As its name implies, Hotel des Arts is a place that emphasizes art and accommodation, but the paintings in the hotel's rooms aren't classical works — they're on the level of fantastical street art. In March, the hotel invited a well-regarded Mexican street artist named Curiot to paint its outside, western wall, and the result is equally fantastical: a large mythological creature that has brown fur and a masked face with a nose that resembles a strange elephant snout. Smaller beasts accompany the creature. Influenced by traditional Mexican art, folklore, handicrafts, and even anthropology museums, Curiot's work explores the intersection between man and nature.
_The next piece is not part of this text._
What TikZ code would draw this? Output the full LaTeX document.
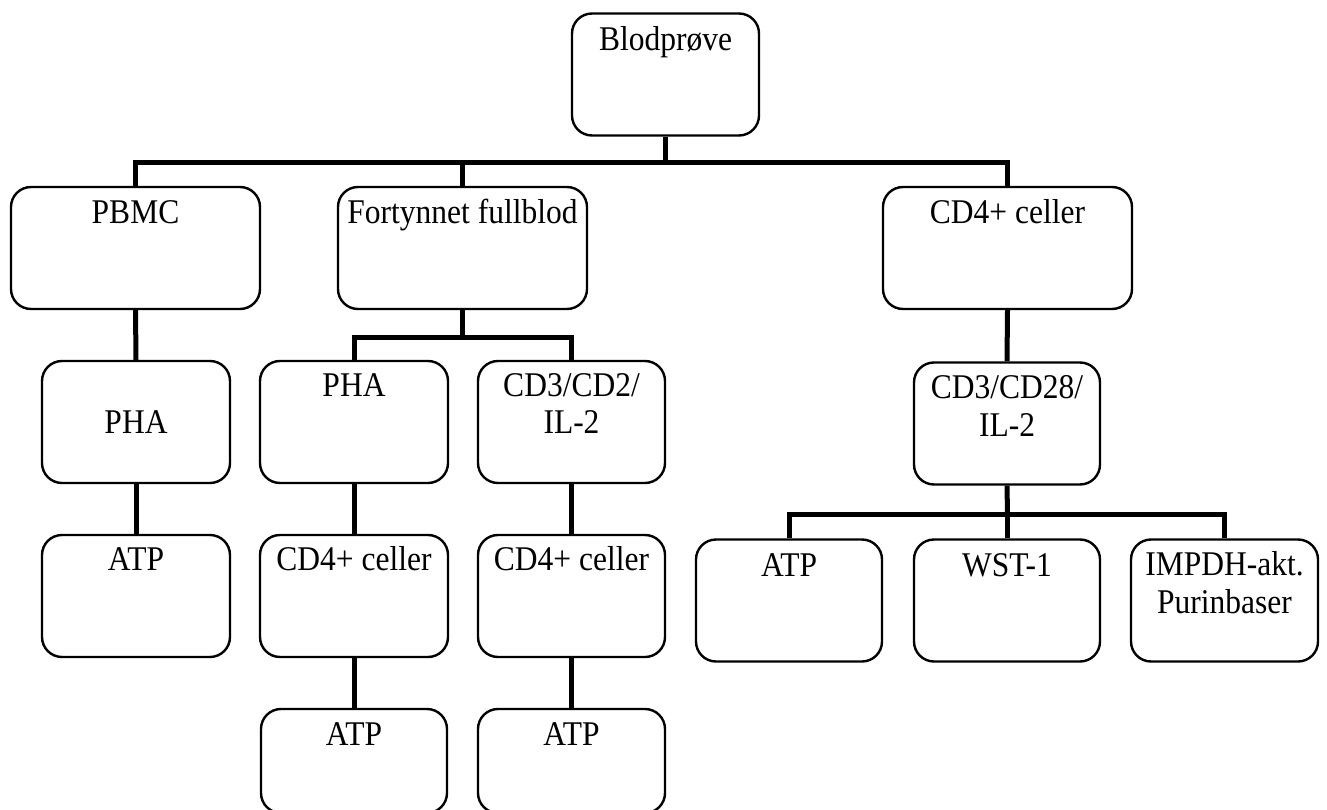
\documentclass[tikz,border=0pt]{standalone}
\usepackage{fontspec}
\setmainfont{Liberation Serif}
\begin{document}
\begin{tikzpicture}[x=1pt,y=-1pt,
  box/.style={draw, line width=2.4pt, rounded corners=20pt, inner sep=0pt,
              minimum width=#1, minimum height=122pt},
  box/.default=188pt,
  txt/.style={anchor=base, align=center, inner sep=0pt, yscale=1.1, transform shape,
              font=\fontsize{31.5}{34}\selectfont},
  conn/.style={line width=5pt, line join=miter}
]
\useasboundingbox (0,0) rectangle (1327,810);
\clip (0,0) rectangle (1327,810);
\fill[white] (0,0) rectangle (1327,810);

% boxes
\node[box=187pt] (blod) at (665.5,74.5) {};
\node[box=249pt] (pbmc) at (135.5,248) {};
\node[box=249pt] (fort) at (462.5,248) {};
\node[box=249pt] (cd4a) at (1007.5,248) {};
\node[box] (pha1) at (136,422) {};
\node[box] (pha2) at (354,422) {};
\node[box=187pt] (cd32) at (571.5,422) {};
\node[box=186pt] (cd328) at (1007,423.5) {};
\node[box] (atp1) at (136,596) {};
\node[box] (cd4b) at (354,596) {};
\node[box=187pt] (cd4c) at (571.5,596) {};
\node[box=186pt] (atp2) at (789,600.5) {};
\node[box=186pt] (wst) at (1007,600.5) {};
\node[box=187pt] (impdh) at (1224.5,600.5) {};
\node[box=186pt, minimum height=104pt] (atp3) at (354,761) {};
\node[box=187pt, minimum height=104pt] (atp4) at (571.5,761) {};

% texts (anchor=base is the baseline of the last line)
\node[txt] (tblod) at ([yshift=-38pt]blod.north) {Blodprøve};
\node[txt] (tpbmc) at ([yshift=-38pt]pbmc.north) {PBMC};
\node[txt] (tfort) at ([yshift=-38pt]fort.north) {Fortynnet fullblod};
\node[txt] (tcd4a) at ([yshift=-38pt]cd4a.north) {CD4+ celler};
\node[txt] (tpha1) at ([yshift=-74pt]pha1.north) {PHA};
\node[txt] (tpha2) at ([yshift=-37pt]pha2.north) {PHA};
\node[txt] (tcd32) at ([yshift=-74pt]cd32.north) {CD3/CD2/\\IL-2};
\node[txt] (tcd328) at ([yshift=-75pt]cd328.north) {CD3/CD28/\\IL-2};
\node[txt] (tatp1) at ([yshift=-37pt]atp1.north) {ATP};
\node[txt] (tcd4b) at ([yshift=-37pt]cd4b.north) {CD4+ celler};
\node[txt] (tcd4c) at ([yshift=-37pt]cd4c.north) {CD4+ celler};
\node[txt] (tatp2) at ([yshift=-38pt]atp2.north) {ATP};
\node[txt] (twst) at ([yshift=-38pt]wst.north) {WST-1};
\node[txt] (timpdh) at ([yshift=-75pt]impdh.north) {IMPDH-akt.\\Purinbaser};
\node[txt] (tatp3) at ([yshift=-38pt]atp3.north) {ATP};
\node[txt] (tatp4) at ([yshift=-38pt]atp4.north) {ATP};

% connectors
\coordinate (j1) at (665.5,163);
\coordinate (j2) at (462.5,337);
\coordinate (j3) at (1007.5,514);
\draw[conn] (blod.south) -- (j1);
\draw[conn] (pbmc.north) |- (j1) -| (cd4a.north);
\draw[conn] (fort.north) -- (fort.north |- j1);
\draw[conn] (pbmc.south) -- (pha1.north);
\draw[conn] (pha1.south) -- (atp1.north);
\draw[conn] (fort.south) -- (j2);
\draw[conn] (pha2.north) |- (j2) -| (cd32.north);
\draw[conn] (pha2.south) -- (cd4b.north);
\draw[conn] (cd32.south) -- (cd4c.north);
\draw[conn] (cd4b.south) -- (atp3.north);
\draw[conn] (cd4c.south) -- (atp4.north);
\draw[conn] (cd4a.south) -- (cd328.north);
\draw[conn] (cd328.south) -- (j3);
\draw[conn] (atp2.north) |- (j3) -| (impdh.north);
\draw[conn] (wst.north) -- (wst.north |- j3);
\end{tikzpicture}
\end{document}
With Down the Rabbit Hole, “I wanted the beasts to be the physical form of the spirit of nature, so I tried to make them a powerful, vibrant, organic, mix of textures, entities that would be a bit more universal that anyone could relate to,” Curiot tells SF Weekly.
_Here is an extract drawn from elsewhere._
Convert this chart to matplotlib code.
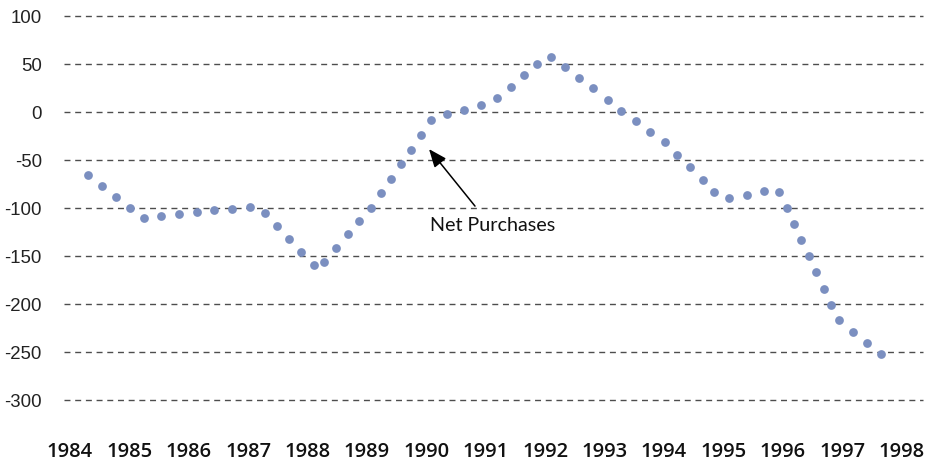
import matplotlib
matplotlib.use("Agg")
import matplotlib.pyplot as plt

# Time in fractional years, values of net purchases
x_years = [1984.31, 1984.54, 1984.77, 1985.01, 1985.25, 1985.54, 1985.84, 1986.13,
           1986.43, 1986.73, 1987.03, 1987.28, 1987.48, 1987.68, 1987.89, 1988.10,
           1988.28, 1988.48, 1988.68, 1988.87, 1989.06, 1989.23, 1989.40, 1989.57,
           1989.74, 1989.91, 1990.08, 1990.35, 1990.63, 1990.92, 1991.19, 1991.42,
           1991.64, 1991.87, 1992.10, 1992.34, 1992.57, 1992.81, 1993.05, 1993.27,
           1993.53, 1993.77, 1994.01, 1994.22, 1994.43, 1994.65, 1994.85, 1995.09,
           1995.39, 1995.68, 1995.94, 1996.07, 1996.19, 1996.31, 1996.44, 1996.56,
           1996.69, 1996.81, 1996.95, 1997.19, 1997.42, 1997.65]
net_purchases = [-66, -77, -89, -100, -111, -108.5, -107, -104.5, -102.5, -101, -99.5,
                 -106, -119.5, -133, -146.5, -160, -157, -142, -128, -114, -100, -85,
                 -70, -55, -40, -24, -9, -2.5, 2, 7, 14.5, 26, 38.5, 50, 57, 46, 35,
                 24, 12, 1, -10, -21, -32, -45, -58, -71, -84, -90, -86.5, -83, -83.5,
                 -100.5, -117, -134, -150.5, -167.5, -184.5, -201, -217, -229, -240.5,
                 -252.5]
year_ticks = list(range(1984, 1999))
y_ticks = [100, 50, 0, -50, -100, -150, -200, -250, -300]
annotation_text = "Net Purchases"

fig = plt.figure(figsize=(9.36, 4.64), dpi=100)
W, H = 936, 464
ax = fig.add_axes([64 / W, 1 - 400.7 / H, (923 - 64) / W, (400.7 - 16.5) / H])

px_per_year = 59.4
x0 = 1984 - 6 / px_per_year
x1 = 1984 + 853 / px_per_year
ax.set_xlim(x0, x1)
ax.set_ylim(-300, 100)

ax.plot(x_years, net_purchases, linestyle="none", marker="o", markersize=6.3,
        markerfacecolor="#7b8fc0", markeredgecolor="none", zorder=3)

ax.set_yticks(y_ticks)
ax.set_yticklabels([str(v) for v in y_ticks], fontfamily="Liberation Sans",
                   fontsize=13.4, color="#222222")
ax.set_xticks(year_ticks)
ax.set_xticklabels([str(y) for y in year_ticks], fontfamily="Open Sans",
                   fontweight="semibold", fontsize=14.5, color="#111111")
ax.tick_params(axis="y", length=0, pad=16)
ax.tick_params(axis="x", length=0, pad=30)

ax.grid(False)
for v in y_ticks:
    ax.axhline(v, color="#4d4d4d", linewidth=1.0, linestyle=(0, (4.3, 3.4)),
               zorder=1, clip_on=False)

for s in ax.spines.values():
    s.set_visible(False)

# annotation arrow: tip near point at ~1990.0
tip_x = 1984 + (429 - 70) / px_per_year
tail_x = 1984 + (475 - 70) / px_per_year
ax.annotate("", xy=(tip_x, (113.5 - 151) / 0.96), xytext=(tail_x, (113.5 - 208) / 0.96),
            arrowprops=dict(arrowstyle="-|>,head_length=1.1,head_width=0.45",
                            color="black", lw=1.1, shrinkA=0, shrinkB=0))
ax.text(1984 + (493 - 70) / px_per_year, (113.5 - 226) / 0.96, annotation_text,
        fontfamily="Lato", fontsize=14.2, ha="center", va="center", color="#111111")

fig.savefig("out.png", dpi=100)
Curiot, whose given name is Favio Martinez and was born in Mexico but grew up in Southern California, says his art “half explores the blurred boundaries of what's real and what's not. I find it interesting to dive into this virtual world and no longer have any terrestrial constraints, where anything is possible.”
Curiot's painting of Down the Rabbit Hole coincided with a March exhibit of his work at FFDG in the Mission. That exhibit, “Down the Rabbit Hole with Neon Lights,” introduced more Bay Area artgoers to the Curiot's work. So did the painting of Down the Rabbit Hole, when Curiot stood on a big blue lift above Kearny Street and attracted the attention of passers-by, who looked up and stood for minutes to watch him paint. Many took photos.
“People,” he says, “seemed to have enjoyed it, which is always a good thing.”